Intellectual Property/Undertaking: District Courts Diverge On Whether To Order Bondings For Costs/Fees Under CCP § 1030 In Patent And Copyright Cases

 

Undertakings Ordered in Copyright Cases, But Denied in Patent Cases.

     Charlene M. Morrow and Brian E. Lahti of Fenwick & West LLP have written an interesting article in the October 31, 2014 issue of BNA’s Patent, Trademark & Copyright Journal, 88 PTCJ 1705.
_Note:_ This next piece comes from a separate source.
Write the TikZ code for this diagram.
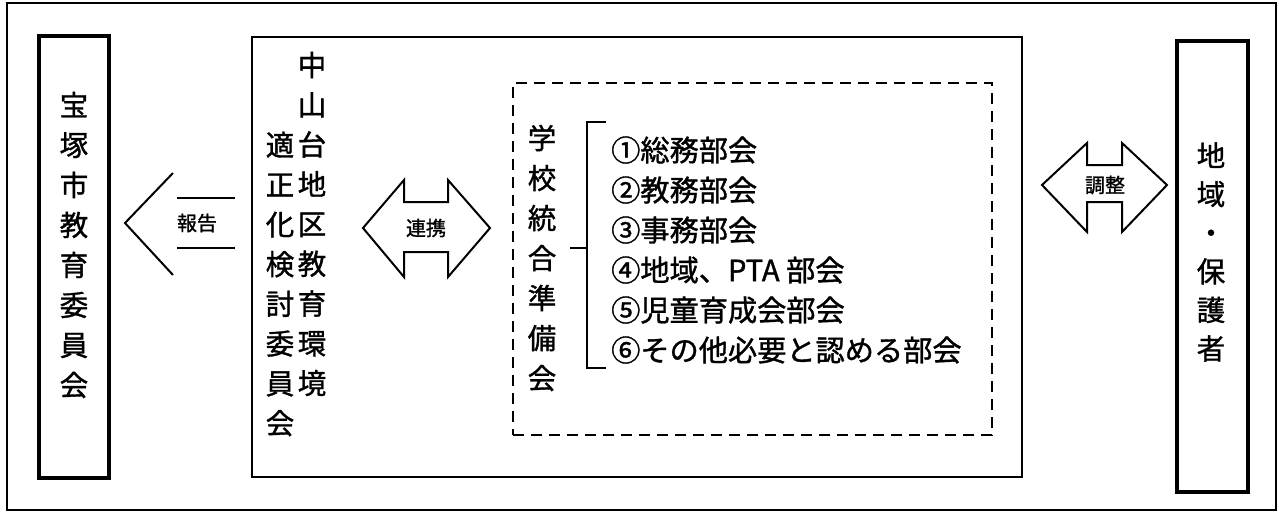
\documentclass[tikz,border=0pt]{standalone}
\usepackage{fontspec}
\newfontfamily\jp[FakeBold=1.2]{Noto Sans CJK JP}
\begin{document}
\begin{tikzpicture}[x=1pt,y=-1pt,
  outerframe/.style={draw, line width=2pt, inner sep=0},
  thickbox/.style={draw, line width=3.2pt, inner sep=0},
  midbox/.style={draw, line width=2pt, inner sep=0},
  dashbox/.style={draw, line width=2pt, dash pattern=on 11pt off 7pt, inner sep=0},
  vtext/.style={font=\jp\fontsize{28.5}{40}\selectfont, align=center, inner sep=0},
  listtext/.style={font=\jp\fontsize{29.2}{40}\selectfont, align=left, inner sep=0},
  smalltext/.style={font=\jp\fontsize{20}{24}\selectfont, inner sep=0},
  outline/.style={draw, line width=2pt, line join=miter}]
\useasboundingbox (0,0) rectangle (1279,515);
% frames
\node[outerframe, minimum width=1269pt, minimum height=507pt] (frame) at (641.5,256.5) {};
\node[thickbox, minimum width=70pt, minimum height=442pt] (moe) at (74,257) {};
\node[midbox, minimum width=770pt, minimum height=440pt] (comm) at (637,257) {};
\node[dashbox, minimum width=479pt, minimum height=352pt] (prep) at (752.5,259) {};
\node[thickbox, minimum width=71pt, minimum height=451pt] (local) at (1212.5,266.5) {};
% texts
\node[vtext] (moetext) at (74,245) {宝\\塚\\市\\教\\育\\委\\員\\会};
\node[vtext, font=\jp\fontsize{28.5}{39.75}\selectfont] (commA) at (312,224) {中\\山\\台\\地\\区\\教\\育\\環\\境};
\node[vtext, font=\jp\fontsize{28.5}{39.75}\selectfont] (commB) at (280,284) {適\\正\\化\\検\\討\\委\\員\\会};
\node[vtext] (preptext) at (542,258) {学\\校\\統\\合\\準\\備\\会};
\node[listtext, anchor=west] (list) at (611,250) {①総務部会\\②教務部会\\③事務部会\\④地域、PTA 部会\\⑤児童育成会部会\\⑥その他必要と認める部会};
\node[vtext, font=\jp\fontsize{28.5}{38.6}\selectfont] (localtext) at (1211,252) {地\\域\\・\\保\\護\\者};
% bracket
\coordinate (bt) at (606,122);
\coordinate (bb) at (606,368);
\coordinate (bm) at (570,248);
\draw[line width=1.5pt] (bt) -- (587,122) -- (587,368) -- (bb);
\draw[line width=1.5pt] (bm) -- (587,248);
% report arrow
\draw[outline] (173,173) -- (125,223) -- (173,275);
\draw[line width=1.5pt] (177,198) -- (235,198);
\draw[line width=1.5pt] (177,248) -- (235,248);
\node[smalltext] (report) at (197,223) {報告};
% liaison double arrow
\draw[outline] (363,228) -- (404,180) -- (404,202) -- (448,202) -- (448,180) -- (490,228)
  -- (448,277) -- (448,252) -- (404,252) -- (404,277) -- cycle;
\node[smalltext] (liaison) at (426,228) {連携};
% adjust double arrow
\draw[outline] (1042,185) -- (1087,143) -- (1087,165) -- (1122,165) -- (1122,143) -- (1167,185)
  -- (1122,232) -- (1122,202) -- (1087,202) -- (1087,232) -- cycle;
\node[smalltext] (adjust) at (1105,185) {調整};
\end{tikzpicture}
\end{document}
     In this article, they explore how district courts in patent and copyright case have reacted to resolving defense motions pursuant to California Code of Civil Procedure section 1030, which allows a defendant to force the plaintiff to file a bond to secure an award of costs and attorney’s fees when (1) the plaintiff resides out of state or is a foreign corporation, and (2) there is a reasonable possibility that the defendant will prevail. (Obviously, in patent litigation, the plaintiff targets of many of these motions would be Patent Assertion Entities [PAEs, or also known as patent trolls].) Section 1030 may be applied in federal court according to Ms. Morrow and Mr. Lahti.

     The two patent cases surveyed resulted in denial of section 1030 defense motions, with the district judges seeming to say that 35 U.S.C. § 285 (the “exceptional” patent fee-shifting provision) was a sufficient remedy down the line—also observing the defense did not meet the “reasonable probability” element of section 1030. (See, e.g., IPVZX Patent Holdings, Inc. v. Voxernet, LLC, No. 5:13-cv-01708-HRL (N.D. Cal. Doc. No. 120); GeoTag, Inc. v. Zoosk, Inc., No. 13-cv-00217-EMC (N.D. Cal. Doc. No. 204.)

     However, a different result occurred in the copyright cases. Northern California district judges granted section 1030 motions in a trio of cases. (See AF Holdings LLC v. Trinh, No. C-12-02393 (N.D. Cal. Nov. 9, 2012); AF Holdings LLC v. Navasca, No. C-12-2396-EMC (N.D. Cal. Feb. 5, 2013, Doc. No. 22); AF Holdings LLC v. Magsumbol, 106 U.S.P.Q.2d 1586 (N.D. Cal. Mar. 18, 2013).)

     Of particular interest will be whether the U.S. Supreme Court’s rejection of a more rigid test for 35 U.S.C. § 285 fee-shifting in Octane Fitness/Hallmark will mean 1030 motions have a greater chance of success in the future.